Some records
====
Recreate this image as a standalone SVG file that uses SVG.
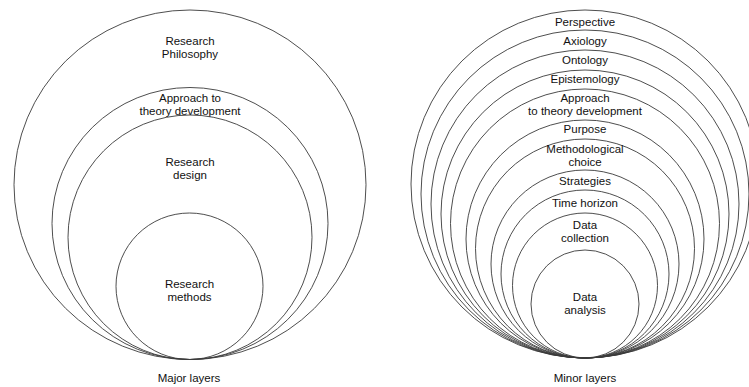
<svg xmlns="http://www.w3.org/2000/svg" width="749" height="387" viewBox="0 0 749 387">
  <style>
    .ring { fill: none; stroke: #3a3a3a; stroke-width: 0.9; }
    .lbl { font-family: "Liberation Sans", Arial, Helvetica, sans-serif; font-size: 11.5px; fill: #111; text-anchor: middle; }
  </style>
  <rect width="749" height="387" fill="#ffffff"/>

  <!-- Major layers: four nested rings sharing a bottom tangent point -->
  <g id="major">
    <g id="research-philosophy">
      <ellipse class="ring" cx="190" cy="184.75" rx="176" ry="174.75"/>
      <text class="lbl" x="190" y="45">Research</text>
      <text class="lbl" x="190" y="58">Philosophy</text>
    </g>
    <g id="approach-major">
      <ellipse class="ring" cx="190" cy="223.5" rx="138" ry="136"/>
      <text class="lbl" x="190" y="102">Approach to</text>
      <text class="lbl" x="190" y="115">theory development</text>
    </g>
    <g id="research-design">
      <ellipse class="ring" cx="190" cy="237.25" rx="122" ry="122.25"/>
      <text class="lbl" x="190" y="166">Research</text>
      <text class="lbl" x="190" y="179">design</text>
    </g>
    <g id="research-methods">
      <ellipse class="ring" cx="189.5" cy="286.25" rx="73.5" ry="73.25"/>
      <text class="lbl" x="189.5" y="288">Research</text>
      <text class="lbl" x="189.5" y="301">methods</text>
    </g>
    <text class="lbl" x="189" y="382">Major layers</text>
  </g>

  <!-- Minor layers: eleven nested rings sharing a bottom tangent point -->
  <g id="minor">
    <g id="perspective">
      <circle class="ring" cx="585" cy="184" r="174"/>
      <text class="lbl" x="585" y="25.5">Perspective</text>
    </g>
    <g id="axiology">
      <circle class="ring" cx="585" cy="194" r="164"/>
      <text class="lbl" x="585" y="44.5">Axiology</text>
    </g>
    <g id="ontology">
      <circle class="ring" cx="585" cy="204" r="154"/>
      <text class="lbl" x="585" y="64">Ontology</text>
    </g>
    <g id="epistemology">
      <circle class="ring" cx="585" cy="214" r="144"/>
      <text class="lbl" x="585" y="83">Epistemology</text>
    </g>
    <g id="approach-minor">
      <circle class="ring" cx="585" cy="223.5" r="134.5"/>
      <text class="lbl" x="585" y="101.5">Approach</text>
      <text class="lbl" x="585" y="115">to theory development</text>
    </g>
    <g id="purpose">
      <circle class="ring" cx="585" cy="239" r="119"/>
      <text class="lbl" x="585" y="133">Purpose</text>
    </g>
    <g id="methodological-choice">
      <circle class="ring" cx="585" cy="248.5" r="109.5"/>
      <text class="lbl" x="585" y="153">Methodological</text>
      <text class="lbl" x="585" y="166">choice</text>
    </g>
    <g id="strategies">
      <circle class="ring" cx="585" cy="264" r="94"/>
      <text class="lbl" x="585" y="185">Strategies</text>
    </g>
    <g id="time-horizon">
      <circle class="ring" cx="585" cy="274" r="84"/>
      <text class="lbl" x="585" y="207">Time horizon</text>
    </g>
    <g id="data-collection">
      <circle class="ring" cx="585" cy="285.5" r="72.5"/>
      <text class="lbl" x="585" y="229">Data</text>
      <text class="lbl" x="585" y="242">collection</text>
    </g>
    <g id="data-analysis">
      <circle class="ring" cx="585" cy="304" r="54"/>
      <text class="lbl" x="585" y="300.5">Data</text>
      <text class="lbl" x="585" y="314">analysis</text>
    </g>
    <text class="lbl" x="585" y="382">Minor layers</text>
  </g>

  <!-- no connectors in this figure -->
  <g id="connectors"/>
</svg>
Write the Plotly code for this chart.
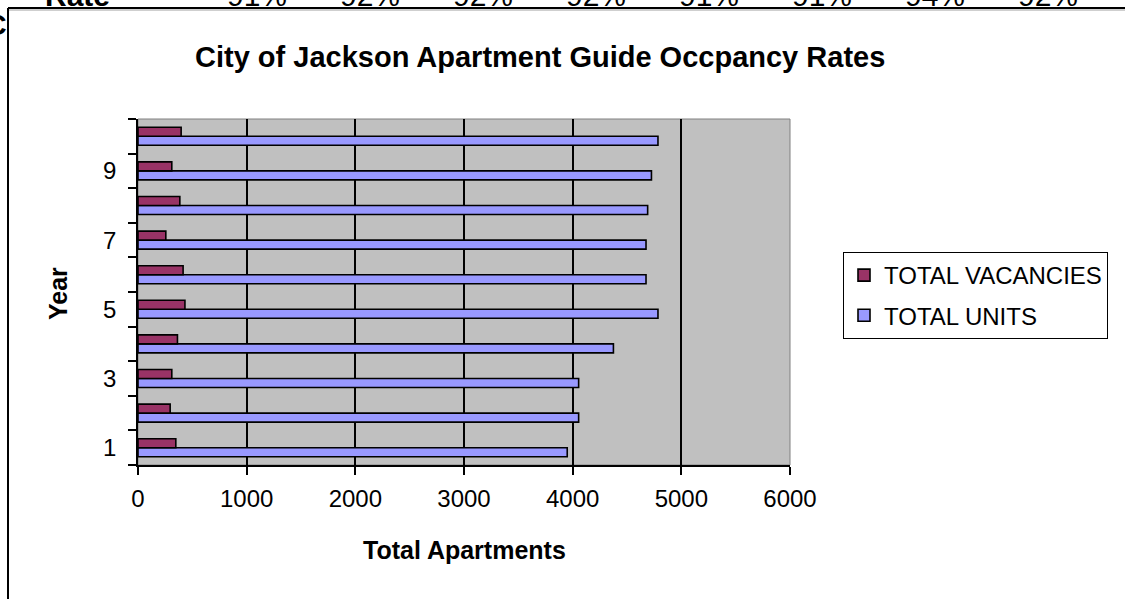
import plotly.graph_objects as go

# ---- data ----
years = [1, 2, 3, 4, 5, 6, 7, 8, 9, 10]
total_units = [3950, 4055, 4055, 4375, 4785, 4675, 4675, 4690, 4725, 4785]
total_vacancies = [348, 296, 311, 363, 432, 415, 256, 385, 311, 397]
x_ticks = [0, 1000, 2000, 3000, 4000, 5000, 6000]
y_tick_labels = [1, 3, 5, 7, 9]
rate_label = "Rate"
occupancy_rates = ["91%", "92%", "92%", "92%", "91%", "91%", "94%", "92%"]

FONT = "Arial, Liberation Sans, sans-serif"

# plot-area pixel geometry
L, R, T, B = 138, 790, 119, 465
W, H = R - L, B - T


def px(x):
    return (x - L) / W


def py(y):
    return (B - y) / H


fig = go.Figure()
fig.add_trace(go.Bar(
    y=years, x=total_units, orientation="h", name="TOTAL UNITS",
    marker=dict(color="#9999FF", line=dict(color="black", width=1.6)),
    legendgroup="u", legendrank=2,
))
fig.add_trace(go.Bar(
    y=years, x=total_vacancies, orientation="h", name="TOTAL VACANCIES",
    marker=dict(color="#993366", line=dict(color="black", width=1.6)),
    legendgroup="v", legendrank=1,
))

boundaries = [y - 0.5 for y in years] + [years[-1] + 0.5]

fig.update_layout(
    width=1125, height=599,
    margin=dict(l=L, r=1125 - R, t=T, b=599 - B),
    paper_bgcolor="white", plot_bgcolor="#C0C0C0",
    barmode="group", bargap=0.48, bargroupgap=0,
    font=dict(family=FONT, color="black"),
    showlegend=True,
    legend=dict(
        x=px(843), y=py(252), xanchor="left", yanchor="top",
        bordercolor="black", borderwidth=1, bgcolor="white",
        font=dict(size=24, family=FONT), traceorder="grouped",
        tracegroupgap=6, itemwidth=30,
    ),
    xaxis=dict(
        range=[0, 6000], tickvals=x_ticks, ticktext=[str(v) for v in x_ticks],
        showgrid=True, gridcolor="black", gridwidth=1.5, zeroline=False,
        showline=True, linecolor="black", linewidth=1.5,
        ticks="outside", ticklen=8, tickwidth=1.5, tickcolor="black",
        tickfont=dict(size=24, family=FONT), ticklabelstandoff=3,
    ),
    yaxis=dict(
        range=[0.5, 10.5], tickvals=y_tick_labels,
        ticktext=[str(v) for v in y_tick_labels],
        showgrid=False, zeroline=False,
        showline=True, linecolor="black", linewidth=1.5,
        ticks="", tickfont=dict(size=24, family=FONT), ticklabelstandoff=15,
        minor=dict(tickmode="array", tickvals=boundaries, ticks="outside",
                   ticklen=8, tickwidth=1.5, tickcolor="black", showgrid=False),
    ),
)

# plot area border (gray) and chart frame
shapes = [
    dict(type="rect", xref="paper", yref="paper", x0=0, x1=1, y0=0, y1=1,
         line=dict(color="#808080", width=1), layer="below"),
    dict(type="line", xref="paper", yref="paper", x0=px(8), x1=px(1130),
         y0=py(8), y1=py(8), line=dict(color="black", width=2)),
    dict(type="line", xref="paper", yref="paper", x0=px(7), x1=px(1130),
         y0=py(10), y1=py(10), line=dict(color="#A0A0A0", width=1)),
    dict(type="line", xref="paper", yref="paper", x0=px(8), x1=px(8),
         y0=py(8), y1=py(610), line=dict(color="black", width=2)),
]
fig.update_layout(shapes=shapes)

ann = []
ann.append(dict(text="<b>City of Jackson Apartment Guide Occpancy Rates</b>",
                x=px(540), y=py(57), xref="paper", yref="paper",
                xanchor="center", yanchor="middle", showarrow=False,
                font=dict(size=29, family=FONT)))
ann.append(dict(text="<b>Total Apartments</b>", x=px(464), y=py(550),
                xref="paper", yref="paper", xanchor="center", yanchor="middle",
                showarrow=False, font=dict(size=25, family=FONT)))
ann.append(dict(text="<b>Year</b>", x=px(58), y=py(294), xref="paper",
                yref="paper", xanchor="center", yanchor="middle", textangle=-90,
                showarrow=False, font=dict(size=25, family=FONT)))
# spreadsheet text behind the chart (cut off at top)
ann.append(dict(text="<b>" + rate_label + "</b>", x=px(43), y=py(14),
                xref="paper", yref="paper", xanchor="left", yanchor="bottom",
                showarrow=False, font=dict(size=30, family=FONT)))
ann.append(dict(text="<b>C</b>", x=px(9), y=py(6), xref="paper", yref="paper",
                xanchor="right", yanchor="top", showarrow=False,
                font=dict(size=30, family=FONT)))
for i, r in enumerate(occupancy_rates):
    ann.append(dict(text=r, x=px(257 + 113 * i), y=py(14), xref="paper",
                    yref="paper", xanchor="center", yanchor="bottom",
                    showarrow=False, font=dict(size=30, family=FONT)))
fig.update_layout(annotations=ann)

fig.write_html("out.html", config={"displayModeBar": False},
               post_script="document.body.style.margin='0px';")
====
Do not include pictures. Give again exactly the lines starting at the one with "Write the Plotly code for this chart." and ending at the one with "return (B - y) / H", both included.

Write the Plotly code for this chart.
import plotly.graph_objects as go

# ---- data ----
years = [1, 2, 3, 4, 5, 6, 7, 8, 9, 10]
total_units = [3950, 4055, 4055, 4375, 4785, 4675, 4675, 4690, 4725, 4785]
total_vacancies = [348, 296, 311, 363, 432, 415, 256, 385, 311, 397]
x_ticks = [0, 1000, 2000, 3000, 4000, 5000, 6000]
y_tick_labels = [1, 3, 5, 7, 9]
rate_label = "Rate"
occupancy_rates = ["91%", "92%", "92%", "92%", "91%", "91%", "94%", "92%"]

FONT = "Arial, Liberation Sans, sans-serif"

# plot-area pixel geometry
L, R, T, B = 138, 790, 119, 465
W, H = R - L, B - T


def px(x):
    return (x - L) / W


def py(y):
    return (B - y) / H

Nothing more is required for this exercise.